Lesson 15: Slurs and Legato Playing
- Play a group of notes under a single tongue, with no break between them.
- Play a lyrical melody in which the fingers carry the music.
- Lesson 8 — articulation.
- Slurring.
- Legato vs detached lines.
A slur is a sentence. The notes are the words.
A slur over a group of notes asks you to tongue only the first. The rest happen by finger movement alone. The air flows continuously; only the fingerings change. This is the recorder's equivalent of bowed legato — with no separation between adjacent notes — and it transforms a melody from a sequence of arrivals into a single phrase.

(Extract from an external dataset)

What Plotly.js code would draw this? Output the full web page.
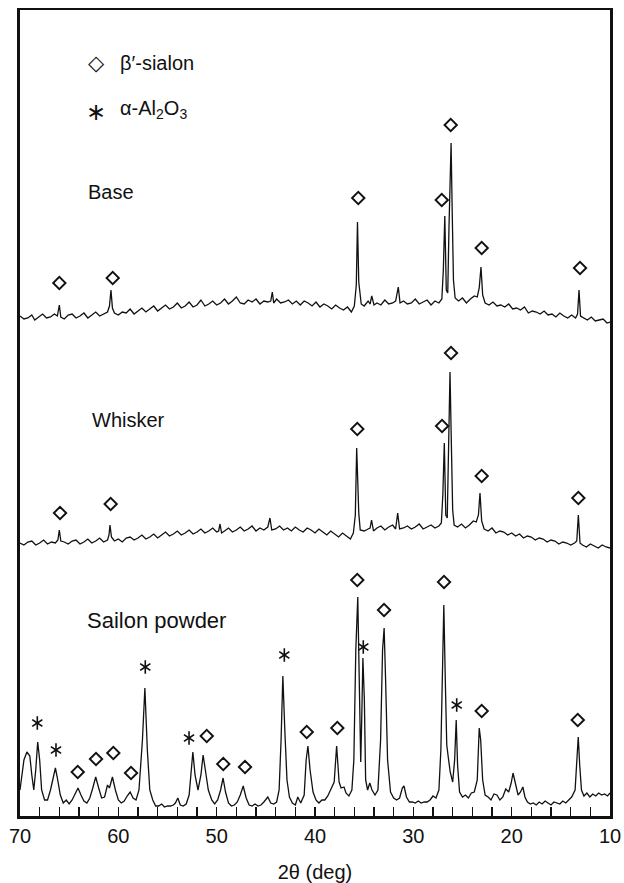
<!DOCTYPE html>
<html><head><meta charset="utf-8">
<script src="https://cdn.plot.ly/plotly-3.0.1.min.js"></script>
<style>html,body{margin:0;padding:0;background:#fff}#chart{width:624px;height:883px}</style>
</head><body><div id="chart"></div>
<script>
// ---- Base pattern (2θ in degrees, relative intensity) ----
const baseTheta = [70.0,69.6,69.2,68.8,68.5,68.1,67.7,67.3,66.9,66.5,66.2,66.0,65.85,65.5,65.1,64.7,64.3,63.9,63.5,63.1,62.7,62.3,61.9,61.5,61.1,60.9,60.75,60.6,60.4,60.0,59.6,59.2,58.8,58.4,58.0,57.6,57.2,56.8,56.4,56.0,55.6,55.2,54.8,54.4,54.0,53.6,53.2,52.8,52.4,52.0,51.6,51.2,50.8,50.4,50.0,49.6,49.2,48.8,48.4,48.0,47.6,47.2,46.8,46.4,46.0,45.6,45.2,44.8,44.5,44.34,44.2,43.9,43.5,43.1,42.7,42.3,41.9,41.5,41.1,40.7,40.3,39.9,39.5,39.1,38.7,38.3,37.9,37.5,37.1,36.7,36.3,36.0,35.8,35.68,35.55,35.45,35.3,35.0,34.6,34.4,34.23,34.0,33.7,33.3,32.9,32.5,32.1,31.8,31.53,31.35,31.0,30.6,30.2,29.8,29.4,29.0,28.6,28.2,27.8,27.4,27.1,26.95,26.8,26.65,26.5,26.38,26.28,26.16,26.05,25.92,25.75,25.4,25.0,24.6,24.2,23.8,23.5,23.3,23.12,22.95,22.7,22.3,21.9,21.5,21.1,20.7,20.3,19.9,19.5,19.1,18.7,18.3,17.9,17.5,17.1,16.7,16.3,15.9,15.5,15.1,14.7,14.3,13.9,13.5,13.3,13.15,13.0,12.7,12.3,11.9,11.5,11.1,10.7,10.3,10.0];
const baseIntensity = [14,11,12,15,10,13,16,12,13,16,14,25,13,11,15,16,12,14,17,12,15,18,14,16,18,24,40,22,17,15,18,17,21,16,19,22,18,21,24,19,22,25,21,23,27,22,24,28,23,25,30,24,26,29,25,27,31,26,29,33,27,26,30,28,31,26,29,28,29,38,27,31,27,28,30,26,29,25,29,27,24,28,23,26,24,21,25,22,20,23,18,24,45,108,48,40,26,24,29,26,34,25,27,25,30,26,27,29,43,27,29,26,27,31,26,28,30,25,29,27,31,60,114,40,37,100,140,187,120,50,32,29,32,27,31,34,33,42,63,35,27,25,28,24,25,23,26,21,22,20,23,17,19,18,16,19,15,16,13,17,14,12,15,12,16,40,14,12,10,13,9,10,11,7,8];

// ---- Whisker pattern ----
const whiskerTheta = [70.0,69.6,69.2,68.8,68.4,68.0,67.6,67.2,66.8,66.4,66.15,66.0,65.85,65.5,65.1,64.7,64.3,63.9,63.5,63.1,62.7,62.3,61.9,61.5,61.1,60.95,60.85,60.7,60.4,60.0,59.6,59.2,58.8,58.4,58.0,57.6,57.2,56.8,56.4,56.0,55.6,55.2,54.8,54.4,54.0,53.6,53.2,52.8,52.4,52.0,51.6,51.2,50.8,50.4,50.0,49.8,49.66,49.5,49.2,48.8,48.4,48.0,47.6,47.2,46.8,46.4,46.0,45.6,45.2,44.8,44.58,44.4,44.0,43.6,43.2,42.8,42.4,42.0,41.6,41.2,40.8,40.4,40.0,39.6,39.2,38.8,38.4,38.0,37.6,37.2,36.8,36.4,36.1,35.9,35.76,35.63,35.55,35.4,35.0,34.6,34.4,34.25,34.05,33.7,33.3,32.9,32.5,32.1,31.8,31.59,31.4,31.0,30.6,30.2,29.8,29.4,29.0,28.6,28.2,27.8,27.4,27.15,27.0,26.85,26.7,26.55,26.45,26.35,26.27,26.15,26.0,25.85,25.5,25.1,24.7,24.3,23.9,23.6,23.38,23.22,23.05,22.8,22.4,22.0,21.6,21.2,20.8,20.4,20.0,19.6,19.2,18.8,18.4,18.0,17.6,17.2,16.8,16.4,16.0,15.6,15.2,14.8,14.4,14.0,13.6,13.38,13.22,13.05,12.8,12.4,12.0,11.6,11.2,10.8,10.4,10.0];
const whiskerIntensity = [12,10,13,14,10,12,15,11,13,12,15,25,14,13,11,14,15,11,13,16,12,14,17,13,15,20,30,18,14,16,13,17,18,15,17,20,16,18,21,17,20,23,19,21,24,20,22,25,21,23,26,22,24,27,23,24,31,22,24,27,23,25,28,24,26,29,24,27,25,28,37,25,26,29,25,27,24,28,25,23,27,25,22,26,23,20,24,21,18,22,19,16,22,40,107,45,42,25,24,26,27,35,24,27,29,25,28,30,26,42,26,27,29,26,28,31,26,28,30,27,29,32,60,112,40,37,95,140,183,120,45,30,28,31,27,30,34,33,40,62,34,26,24,27,22,24,23,20,22,19,21,17,19,18,15,17,16,13,15,14,11,13,12,10,12,14,40,12,10,8,11,9,7,10,8,7];

// ---- Sialon powder pattern ----
const powderTheta = [70.0,69.8,69.6,69.3,69.0,68.8,68.6,68.4,68.2,68.0,67.8,67.5,67.2,66.9,66.6,66.4,66.2,65.9,65.6,65.3,65.0,64.7,64.4,64.1,63.8,63.5,63.2,62.9,62.6,62.3,62.0,61.7,61.4,61.1,60.9,60.6,60.3,60.0,59.7,59.4,59.1,58.8,58.5,58.2,57.9,57.55,57.3,57.05,56.8,56.5,56.2,55.9,55.6,55.3,55.0,54.7,54.4,54.2,53.95,53.7,53.4,53.1,52.8,52.6,52.42,52.2,51.9,51.6,51.38,51.15,50.85,50.5,50.2,49.9,49.6,49.35,49.1,48.8,48.5,48.2,47.9,47.6,47.3,47.0,46.7,46.4,46.1,45.8,45.5,45.2,44.8,44.5,44.2,43.9,43.65,43.45,43.27,43.07,42.85,42.6,42.3,42.0,41.75,41.45,41.1,40.9,40.72,40.5,40.2,39.9,39.6,39.3,39.0,38.7,38.4,38.05,37.8,37.55,37.35,37.05,36.85,36.55,36.25,36.05,35.85,35.65,35.5,35.35,35.25,35.13,34.98,34.85,34.65,34.43,34.2,33.9,33.6,33.33,33.13,32.97,32.82,32.62,32.32,32.0,31.7,31.4,31.12,30.95,30.7,30.4,30.1,29.8,29.5,29.2,28.9,28.6,28.3,28.0,27.7,27.4,27.2,27.05,26.9,26.75,26.6,26.45,26.25,26.0,25.8,25.64,25.5,25.3,25.0,24.7,24.4,24.1,23.8,23.5,23.3,23.15,22.95,22.7,22.4,22.1,21.8,21.5,21.2,20.9,20.6,20.3,20.05,19.86,19.65,19.35,19.1,18.86,18.65,18.4,18.1,17.8,17.5,17.2,16.9,16.6,16.3,16.0,15.7,15.4,15.1,14.8,14.5,14.2,13.9,13.55,13.38,13.23,13.08,12.9,12.65,12.35,12.05,11.75,11.45,11.15,10.85,10.55,10.25,10.0];
const powderIntensity = [26,41,56,64,60,41,26,46,74,56,26,16,16,26,41,48,38,21,13,16,12,16,22,28,21,15,13,18,28,39,28,18,19,31,28,39,26,16,13,15,20,24,18,16,26,76,128,66,26,16,10,10,12,9,10,10,11,13,18,11,10,12,21,46,64,41,26,41,61,46,26,16,12,16,26,38,24,13,10,11,14,21,30,18,11,10,12,10,11,14,19,13,12,14,26,76,140,86,36,19,13,11,19,13,21,56,70,46,24,16,13,16,16,20,26,34,70,34,28,29,23,20,26,56,166,219,136,54,96,158,116,36,26,33,26,21,26,76,166,188,136,56,24,18,16,18,28,30,19,14,14,13,15,13,14,14,16,20,18,26,66,156,211,136,71,59,44,34,56,96,51,24,19,21,18,23,24,36,88,76,36,21,19,16,22,21,16,19,27,24,33,43,34,21,24,29,19,14,12,13,11,14,12,15,13,11,14,13,12,15,13,16,19,26,56,79,51,26,20,23,19,22,20,23,21,22,20,23];

// ---- Peak identification marks (peak 2θ, mark height in each pattern's intensity units) ----
const baseSialonTheta = [66.0,60.57,35.6,27.11,26.2,23.05,13.05];
const baseSialonHeight = [47,52,132,130,205,82,62];
const whiskerSialonTheta = [65.93,60.78,35.7,27.08,26.17,23.05,13.22];
const whiskerSialonHeight = [42,51,126,129,202,79,57];
const powderSialonTheta = [64.13,62.27,60.51,58.71,51.01,49.33,47.12,40.84,37.73,35.7,32.98,26.88,23.05,13.28];
const powderSialonHeight = [44,57,63,43,80,52,49,84,88,236,206,234,105,96];
const powderAluminaTheta = [68.24,66.34,57.26,52.81,43.12,35.09,25.59];
const powderAluminaHeight = [93,66,149,78,161,169,111];

// ---- Text ----
const sampleNames = ['Base', 'Whisker', 'Sailon powder'];
const phaseNames = ['β′-sialon', 'α-Al<sub>2</sub>O<sub>3</sub>'];
const xTitle = '2θ (deg)';
const xTicks = [70,60,50,40,30,20,10];

const ink = '#111';
const FONT = 'Liberation Sans, Arial, Helvetica, sans-serif';
const lineStyle = {color: ink, width: 1.3};
const diamond = {symbol: 'diamond-open', size: 9.5, color: ink, line: {width: 1.9, color: ink}};
const starUp = {symbol: 'y-up-open', size: 8.5, color: ink, line: {width: 1.6, color: ink}};
const starDown = {symbol: 'y-down-open', size: 8.5, color: ink, line: {width: 1.6, color: ink}};

const traces = [
  {x: baseTheta, y: baseIntensity, yaxis: 'y', mode: 'lines', line: lineStyle, name: sampleNames[0]},
  {x: whiskerTheta, y: whiskerIntensity, yaxis: 'y2', mode: 'lines', line: lineStyle, name: sampleNames[1]},
  {x: powderTheta, y: powderIntensity, yaxis: 'y3', mode: 'lines', line: lineStyle, name: sampleNames[2]},
  {x: baseSialonTheta, y: baseSialonHeight, yaxis: 'y', mode: 'markers', marker: diamond, name: phaseNames[0]},
  {x: whiskerSialonTheta, y: whiskerSialonHeight, yaxis: 'y2', mode: 'markers', marker: diamond, name: phaseNames[0]},
  {x: powderSialonTheta, y: powderSialonHeight, yaxis: 'y3', mode: 'markers', marker: diamond, name: phaseNames[0]},
  {x: powderAluminaTheta, y: powderAluminaHeight, yaxis: 'y3', mode: 'markers', marker: starUp, name: phaseNames[1]},
  {x: powderAluminaTheta, y: powderAluminaHeight, yaxis: 'y3', mode: 'markers', marker: starDown, name: phaseNames[1]}
];

function label(text, x, y, size) {
  return {text: text, xref: 'paper', yref: 'paper', x: x, y: y, xanchor: 'left', yanchor: 'middle',
          showarrow: false, font: {family: FONT, size: size, color: ink}};
}

const layout = {
  width: 624, height: 883,
  margin: {l: 20, r: 14, t: 10, b: 67},
  paper_bgcolor: '#fff', plot_bgcolor: '#fff',
  showlegend: false,
  xaxis: {
    range: [70, 10], tickmode: 'array', tickvals: xTicks,
    ticks: 'inside', ticklen: 9, tickwidth: 1.2, tickcolor: ink,
    minor: {tickmode: 'linear', tick0: 0, dtick: 2, ticks: 'inside', ticklen: 9, tickwidth: 1.2, tickcolor: ink},
    showline: true, mirror: true, linewidth: 2.5, linecolor: ink,
    showgrid: false, zeroline: false,
    tickfont: {family: FONT, size: 20, color: ink},
    title: {text: xTitle, font: {family: FONT, size: 20, color: ink}, standoff: 22}
  },
  yaxis: {range: [-486, 320], showline: true, mirror: true, linewidth: 3, linecolor: ink,
          ticks: '', showticklabels: false, showgrid: false, zeroline: false},
  yaxis2: {range: [-261, 545], overlaying: 'y', visible: false},
  yaxis3: {range: [0, 806], overlaying: 'y', visible: false},
  annotations: [
    label(sampleNames[0], 0.112, 0.774, 20),
    label(sampleNames[1], 0.118, 0.491, 20),
    label(sampleNames[2], 0.110, 0.243, 22),
    label(phaseNames[0], 0.166, 0.934, 20),
    label(phaseNames[1], 0.166, 0.876, 20),
    {text: '◇', xref: 'paper', yref: 'paper', x: 0.130, y: 0.934, xanchor: 'center', yanchor: 'middle', showarrow: false,
     font: {family: 'DejaVu Sans', size: 21, color: ink}},
    {text: '∗', xref: 'paper', yref: 'paper', x: 0.129, y: 0.874, xanchor: 'center', yanchor: 'middle', showarrow: false,
     font: {family: 'DejaVu Sans', size: 24, color: ink}}
  ]
};

Plotly.newPlot('chart', traces, layout, {staticPlot: true, displayModeBar: false});
</script>
</body></html>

Play the line twice. First with too on every note; second with too on the first note of each beat only and the rest slurred.
Each pair of eighth notes is one tongue, two pitches. The fingers must move precisely on the second eighth or the pair sounds smudged.
Play: a lyrical melody
The melody below is built almost entirely of stepwise motion. The slurs — one per phrase — turn it from an exercise into a song.
Tongue the first note of each four-note phrase only. Let the fingers carry the rest.
Now play these
- Go Tell Aunt Rhody
- Play it now with every phrase under a single slur. A different song from the tongued version of Lesson 4.
- Silent Night
- Two-note slurred groupings throughout. The carol's signature texture.
- Molly Malone
- Irish ballad. Long, slurred phrases — one breath per line of text.
When you can play four-eighth-note slurs without smudging, and Aunt Rhody sounds genuinely different slurred than tongued, move on to Lesson 16.